CMS’ rule creates a new Medicare Severity
Diagnostic Related Group (MS-DRG) that provides a predictable payment to help
adequately compensate hospitals for administering Chimeric Antigen Receptor
(CAR) T-cell therapies. The current FDA-approved CAR-T-cell cancer therapies
use a patient’s genetically modified immune cells to treat specific types of
cancer.
Also in the final rule, CMS approved a record
number of 24 New Technology Add-on Payments (NTAPs), which is an additional
payment to hospitals for cases involving eligible new and relatively high
cost technologies. Last year, to remove barriers to innovation, CMS
established alternative streamlined pathways for FDA Breakthrough Devices and
FDA Qualified Infectious Disease Products (QIDPs) to qualify for NTAPs. Among
CMS’ approval of these 24 additional NTAPs are two technologies for new
medical devices that are part of the FDA’s Breakthrough Devices Program and
six technologies that received FDA QIDP designation.

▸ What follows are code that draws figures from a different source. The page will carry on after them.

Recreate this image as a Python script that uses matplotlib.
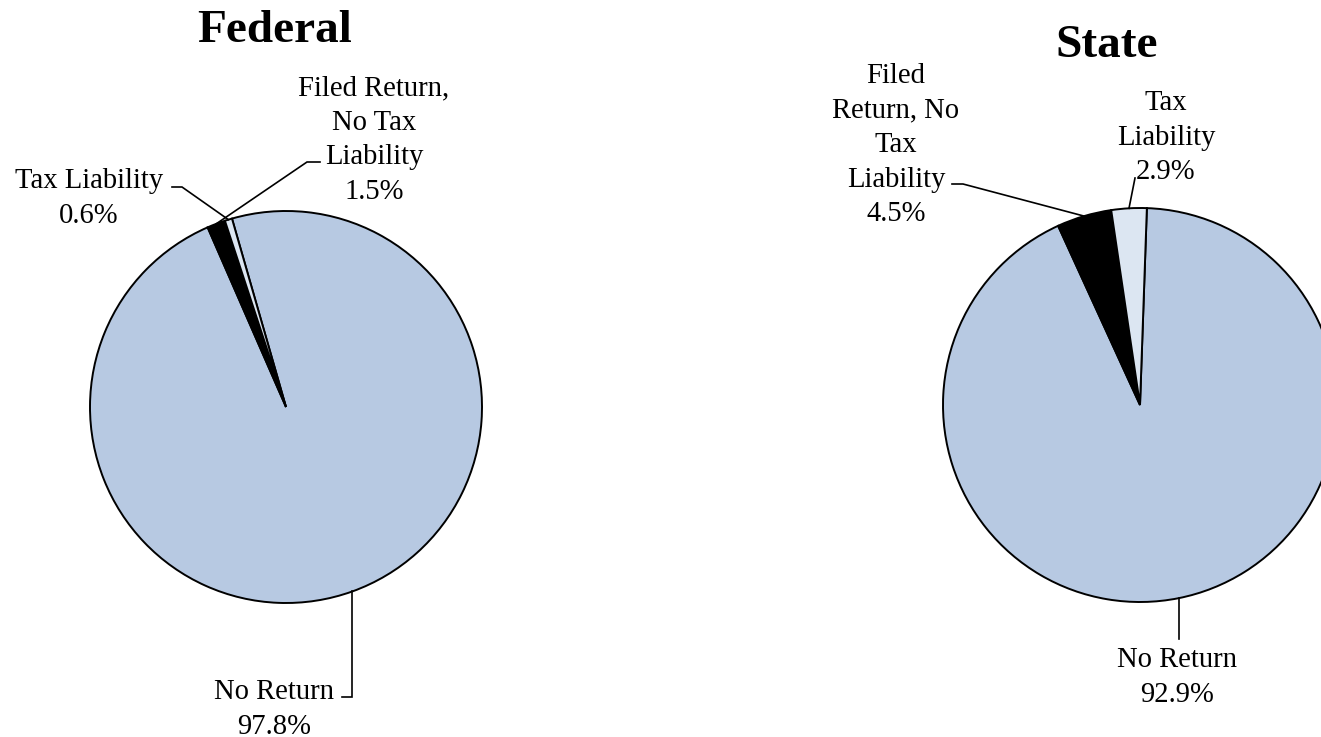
import matplotlib
matplotlib.use('Agg')
import matplotlib.pyplot as plt
import numpy as np

# ---- data ----
categories = ["No Return", "Filed Return, No Tax Liability", "Tax Liability"]
federal_values = [97.8, 1.5, 0.6]
state_values = [92.9, 4.5, 2.9]
slice_colors = ["#B7C9E2", "#000000", "#DCE6F2"]
titles = ["Federal", "State"]

# wrapped label text (layout of category names)
federal_label_lines = [["No Return"], ["Filed Return,", "No Tax", "Liability"], ["Tax Liability"]]
state_label_lines = [["No Return"], ["Filed", "Return, No", "Tax", "Liability"], ["Tax", "Liability"]]

W, H = 1321, 737
FONT = "Liberation Serif"
fig = plt.figure(figsize=(W / 100, H / 100), dpi=100)
ax = fig.add_axes([0, 0, 1, 1])


def py(y):
    return H - y


def draw_pie(values, center_px, radius, startangle):
    c = (center_px[0], py(center_px[1]))
    wedges, _ = ax.pie(values, colors=slice_colors, startangle=startangle,
                       counterclock=False, center=c, radius=radius,
                       frame=True,
                       wedgeprops=dict(edgecolor="black", linewidth=1.4))
    rims = []
    for w in wedges:
        mid = np.deg2rad((w.theta1 + w.theta2) / 2)
        rims.append((c[0] + radius * np.cos(mid), c[1] + radius * np.sin(mid)))
    return rims


fed_rims = draw_pie(federal_values, (286, 407), 196, 106)
st_rims = draw_pie(state_values, (1140, 405), 197, 88)

LS = 34.5  # line step px
FS = 20.6


def label(lines, value, cx, first_baseline):
    all_lines = lines + [f"{value:.1f}%"]
    for i, t in enumerate(all_lines):
        ax.text(cx, py(first_baseline + i * LS), t, ha="center", va="baseline",
                fontsize=FS, family=FONT, color="black")


def leader(points_px, rim):
    xs = [p[0] for p in points_px] + [rim[0]]
    ys = [py(p[1]) for p in points_px] + [rim[1]]
    ax.plot(xs, ys, color="black", lw=1.2, solid_joinstyle="miter")


# Federal labels
label(federal_label_lines[0], federal_values[0], 274, 699)
label(federal_label_lines[1], federal_values[1], 374, 95)
label(federal_label_lines[2], federal_values[2], 89, 188)
leader([(342, 697), (fed_rims[0][0], 697)], fed_rims[0])
leader([(320, 162), (307, 162)], fed_rims[1])
leader([(172, 187), (182, 187)], fed_rims[2])

# State labels
label(state_label_lines[0], state_values[0], 1177, 667)
label(state_label_lines[1], state_values[1], 896, 83)
label(state_label_lines[2], state_values[2], 1166, 110)
leader([(st_rims[0][0], 639)], st_rims[0])
leader([(952, 184), (963, 184)], st_rims[1])
leader([(1135, 178)], st_rims[2])

# Titles
ax.text(275, py(42), titles[0], ha="center", va="baseline", fontsize=34,
        fontweight="bold", family=FONT)
ax.text(1107, py(57), titles[1], ha="center", va="baseline", fontsize=34,
        fontweight="bold", family=FONT)

ax.set_xlim(0, W)
ax.set_ylim(0, H)
ax.set_aspect("auto")
ax.axis("off")

fig.savefig("out.png", dpi=100, facecolor="white")
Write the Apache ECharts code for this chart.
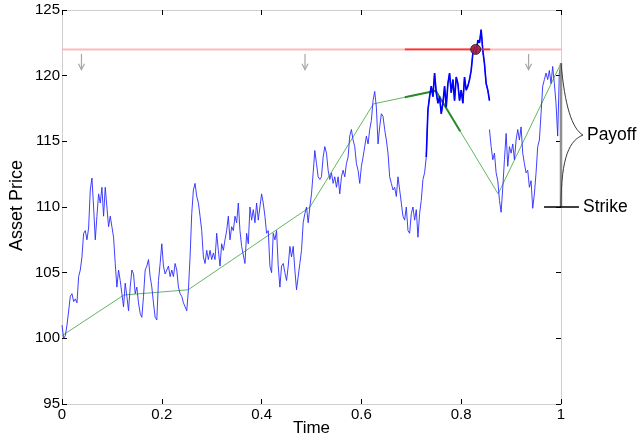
<!DOCTYPE html>
<html>
<head>
<meta charset="utf-8">
<script src="https://cdn.jsdelivr.net/npm/echarts@6/dist/echarts.min.js"></script>
<style>
html,body{margin:0;padding:0;background:#fff;}
#chart{width:637px;height:437px;}
</style>
</head>
<body>
<div id="chart"></div>
<script>
// ---------- DATA ----------
// Asset price path, sampled every 1/300 of the time axis (first piece: t = 0 .. 257/300)
const pathA = [
101.0,100.0,100.2,101.0,101.1,103.2,103.4,102.8,103.0,102.7,
104.7,105.2,106.2,108.0,108.2,107.5,108.4,111.3,112.2,110.0,
107.5,109.3,111.0,110.3,111.5,109.3,111.5,110.0,108.5,109.3,
108.5,107.7,105.7,103.9,105.2,104.4,103.4,102.4,104.2,103.2,
102.1,103.9,105.2,104.9,103.4,103.9,102.7,101.9,101.6,103.2,
105.2,105.5,106.0,104.7,103.9,102.7,101.6,101.4,104.4,105.7,
107.2,105.5,104.9,105.2,105.5,104.7,105.2,104.7,105.7,105.2,
103.9,103.4,103.2,102.7,102.6,102.1,103.7,106.2,109.5,111.3,
111.8,110.8,110.3,109.3,108.2,106.2,105.7,106.7,106.0,106.7,
106.0,106.5,106.0,108.0,106.7,105.5,107.2,106.7,107.5,108.2,
109.3,107.5,108.5,108.2,109.3,108.8,110.3,108.2,107.0,107.0,
105.7,108.0,107.2,110.0,109.0,109.8,108.8,110.3,109.0,110.0,
111.0,110.3,109.3,108.0,108.2,105.5,105.0,108.0,107.5,108.2,
105.5,103.9,105.5,105.7,105.0,104.4,105.5,107.0,106.2,107.0,
105.2,103.7,103.7,105.7,106.7,108.8,109.5,110.0,108.8,110.0,
111.0,112.6,114.3,113.3,112.3,112.1,112.3,113.8,114.6,114.1,
112.8,112.1,112.6,111.8,112.3,111.5,112.3,111.0,112.3,112.8,
112.3,113.3,113.8,115.4,115.9,115.1,114.6,113.3,112.8,111.8,
113.1,113.8,114.6,115.4,114.8,115.9,116.6,118.1,118.8,117.6,
114.8,116.1,117.1,116.9,115.9,115.1,114.1,112.3,111.8,111.3,
111.5,110.8,112.3,111.3,110.3,109.3,109.0,110.0,108.2,108.0,
109.5,110.0,109.0,109.8,107.7,109.5,110.5,112.1,112.6,113.8,
117.4,118.4,119.2,118.4,120.2,118.7,117.9,118.4,117.1,117.9,
119.2,117.6,119.4,120.2,118.7,119.7,118.1,119.9,119.4,118.1,
118.9,117.9,119.9,118.9,119.2,119.7,120.4,121.7,122.2,121.7,
122.7,122.5,123.5,121.9,120.9,119.4,118.9,118.1
];
// second piece of the path, starting at t = 257/300
const pathBStart = 257;
const pathB = [
115.9,114.6,113.6,114.1,112.6,112.0,110.5,109.6,111.5,113.6,
115.6,113.1,114.6,114.1,114.8,113.6,115.1,115.9,115.1,116.1,
114.1,113.3,112.6,112.8,111.5,112.0,109.9,111.0,112.6,114.6,
115.1,117.1,119.2,119.7,120.2,119.7,120.4,119.4,120.7,119.4,
117.9,115.4,120.2,120.9
];
const timeStep = 1 / 300;
const boldFrom = 219; // emphasised part of the first piece

// green polyline
const greenT = [0, 0.124, 0.19, 0.253, 0.497, 0.624, 0.749, 0.874, 1];
const greenV = [100.2, 103.3, 103.5, 103.7, 110.0, 117.85, 118.85, 111.0, 120.95];
const darkGreenT = [0.687, 0.749, 0.798];
const darkGreenV = [118.35, 118.85, 115.77];

// barrier
const barrier = 122;
const barrierT = [0, 1];
const barrierHiT = [0.687, 0.858];
const hitPoint = [0.829, 122.0];

// monitoring arrows
const arrowT = [0.039, 0.487, 0.935];
const arrowTop = 121.65;
const arrowBottom = 120.45;

// payoff annotation
const strike = 110;
const finalPrice = 120.95;
const strikeLineT = [0.966, 1.036];
const braceTipT = 1.044;
const labels = {payoff: 'Payoff', strike: 'Strike', x: 'Time', y: 'Asset Price'};

// axes
const xMin = 0, xMax = 1, xInterval = 0.2;
const yMin = 95, yMax = 125, yInterval = 5;

// ---------- CHART ----------
const FONT = 'Liberation Sans, Arial, Helvetica, sans-serif';
const chart = echarts.init(document.getElementById('chart'), null, {renderer: 'canvas'});

const dataA = pathA.map((v, i) => [i * timeStep, v]);
const dataABold = dataA.slice(boldFrom);
const dataB = pathB.map((v, j) => [(pathBStart + j) * timeStep, v]);
const greenData = greenT.map((t, i) => [t, greenV[i]]);
const darkGreenData = darkGreenT.map((t, i) => [t, darkGreenV[i]]);

const axisLineStyle = {show: true, onZero: false, lineStyle: {color: '#cfcfcf', width: 1}};
const tickStyle = {show: true, inside: true, length: 5, lineStyle: {color: '#000', width: 1}};

const option = {
  animation: false,
  backgroundColor: '#fff',
  grid: {left: 62, right: 76, top: 10, bottom: 33, containLabel: false, outerBoundsMode: 'none'},
  xAxis: [
    {type: 'value', min: xMin, max: xMax, interval: xInterval, position: 'bottom',
     axisLine: axisLineStyle, axisTick: tickStyle, splitLine: {show: false},
     axisLabel: {color: '#000', fontSize: 15, fontFamily: FONT, margin: 3},
     name: labels.x, nameLocation: 'middle', nameGap: 16, nameMoveOverlap: false,
     nameTextStyle: {color: '#000', fontSize: 17, fontFamily: FONT}},
    {type: 'value', min: xMin, max: xMax, interval: xInterval, position: 'top',
     axisLine: axisLineStyle, axisTick: tickStyle, splitLine: {show: false},
     axisLabel: {show: false}}
  ],
  yAxis: [
    {type: 'value', min: yMin, max: yMax, interval: yInterval, position: 'left',
     axisLine: axisLineStyle, axisTick: tickStyle, splitLine: {show: false},
     axisLabel: {color: '#000', fontSize: 15, fontFamily: FONT, margin: 2},
     name: labels.y, nameLocation: 'middle', nameGap: 36, nameRotate: 90, nameMoveOverlap: false,
     nameTextStyle: {color: '#000', fontSize: 18, fontFamily: FONT, padding: [0, 0, 0, 3]}},
    {type: 'value', min: yMin, max: yMax, interval: yInterval, position: 'right',
     axisLine: axisLineStyle, axisTick: tickStyle, splitLine: {show: false},
     axisLabel: {show: false}}
  ],
  series: [
    {type: 'line', name: 'barrier', data: barrierT.map(t => [t, barrier]), symbol: 'none',
     lineStyle: {color: '#ffb9b9', width: 2}, z: 1, silent: true},
    {type: 'line', name: 'green', data: greenData, symbol: 'none',
     lineStyle: {color: '#62b862', width: 1}, z: 2, silent: true},
    {type: 'line', name: 'greenHi', data: darkGreenData, symbol: 'none',
     lineStyle: {color: '#2a8a2a', width: 2}, z: 2, silent: true},
    {type: 'line', name: 'pathA', data: dataA, symbol: 'none',
     lineStyle: {color: '#2a2aff', width: 0.9}, z: 3, silent: true},
    {type: 'line', name: 'pathABold', data: dataABold, symbol: 'none',
     lineStyle: {color: '#0000ff', width: 1.6}, z: 3, silent: true},
    {type: 'line', name: 'pathB', data: dataB, symbol: 'none',
     lineStyle: {color: '#2a2aff', width: 0.9}, z: 3, silent: true},
    {type: 'line', name: 'barrierHi', data: barrierHiT.map(t => [t, barrier]), symbol: 'none',
     lineStyle: {color: '#ff3030', width: 1.6}, z: 4, silent: true},
    {type: 'scatter', name: 'hit', data: [hitPoint], symbol: 'circle', symbolSize: 10,
     itemStyle: {color: '#a01e40', borderColor: '#222', borderWidth: 1, opacity: 0.9}, z: 5, silent: true},
    {type: 'custom', name: 'arrows', data: arrowT.map(t => [t, arrowTop, arrowBottom]),
     z: 4, silent: true, clip: false,
     renderItem: function (params, api) {
       const p1 = api.coord([api.value(0), api.value(1)]);
       const p2 = api.coord([api.value(0), api.value(2)]);
       const st = {stroke: '#a6a6a6', lineWidth: 1.2, fill: null};
       return {type: 'group', children: [
         {type: 'line', shape: {x1: p1[0], y1: p1[1], x2: p2[0], y2: p2[1]}, style: st},
         {type: 'polyline', shape: {points: [[p2[0] - 3, p2[1] - 6], [p2[0], p2[1]], [p2[0] + 3, p2[1] - 6]]}, style: st}
       ]};
     }},
    {type: 'custom', name: 'payoff', data: [[xMax, finalPrice, strike]],
     z: 6, silent: true, clip: false,
     renderItem: function (params, api) {
       const top = api.coord([api.value(0), api.value(1)]);
       const bot = api.coord([api.value(0), api.value(2)]);
       const tip = api.coord([braceTipT, (api.value(1) + api.value(2)) / 2]);
       const sl = api.coord([strikeLineT[0], strike]);
       const sr = api.coord([strikeLineT[1], strike]);
       const w = tip[0] - top[0];
       const h1 = tip[1] - top[1];
       const h2 = bot[1] - tip[1];
       const braceStyle = {stroke: '#3a3a3a', lineWidth: 1, fill: null};
       return {type: 'group', children: [
         {type: 'line', shape: {x1: top[0], y1: top[1], x2: bot[0], y2: bot[1]},
          style: {stroke: '#8f8f8f', lineWidth: 2.5}},
         {type: 'bezierCurve', shape: {x1: top[0], y1: top[1],
           cpx1: top[0] + 0.17 * w, cpy1: top[1] + 0.59 * h1,
           cpx2: top[0] + 0.5 * w, cpy2: top[1] + 0.91 * h1,
           x2: tip[0], y2: tip[1]}, style: braceStyle},
         {type: 'bezierCurve', shape: {x1: tip[0], y1: tip[1],
           cpx1: bot[0] + 0.42 * w, cpy1: tip[1] + 0.07 * h2,
           cpx2: bot[0], cpy2: tip[1] + 0.28 * h2,
           x2: bot[0], y2: bot[1]}, style: braceStyle},
         {type: 'line', shape: {x1: sl[0], y1: sl[1], x2: sr[0], y2: sr[1]},
          style: {stroke: '#000', lineWidth: 1.3}},
         {type: 'text', x: tip[0] + 4, y: tip[1],
          style: {text: labels.payoff, fill: '#000', font: '17.5px ' + FONT, verticalAlign: 'middle', align: 'left'}},
         {type: 'text', x: sr[0] + 4, y: sr[1],
          style: {text: labels.strike, fill: '#000', font: '17.5px ' + FONT, verticalAlign: 'middle', align: 'left'}}
       ]};
     }}
  ]
};
chart.setOption(option);
</script>
</body>
</html>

This will provide
additional Medicare payment for these technologies while real-world evidence
is emerging, giving Medicare beneficiaries timely access to the latest
innovations.
CMS is also expanding the add-on payment
alternative pathway for antimicrobial products approved under FDA’s Limited
Population Pathway for Antibacterial and Antifungal Drugs (LPAD pathway),
which encourages the development of safe and effective drug products that
address unmet needs of patients with serious bacterial and fungal infections.
Specifically, an antibacterial or antifungal drug approved under the LPAD pathway
is used to treat a serious or life-threatening infection in a limited
population of patients with unmet needs.
CMS is also taking steps to ensure that the
Medicare Fee-for-Service (FFS) program adopts pricing strategies based on
real world market forces. Medicare generally pays hospitals a rate that is
weighted by the relative cost of providing certain services based on a
patient's diagnosis. These weights are currently based in large part on the
charges that hospitals report to the federal government, which often have
little relevancy to the actual rates paid by insurance companies. Hospitals
are already required to report these negotiated rates as part of the Trump
Administration’s efforts to promote price transparency, and CMS is now
finalizing a requirement for hospitals to report to CMS the median rate
negotiated with Medicare Advantage Organizations for inpatient services to
use instead of the charge based data. CMS will begin to collect this data in
2021 and will use it in the methodology for calculating inpatient hospital
payments beginning in 2024. These provisions will introduce the influences of
market competition into hospital payment and help advance CMS's goal of
utilizing market- based pricing strategies in the Medicare FFS program.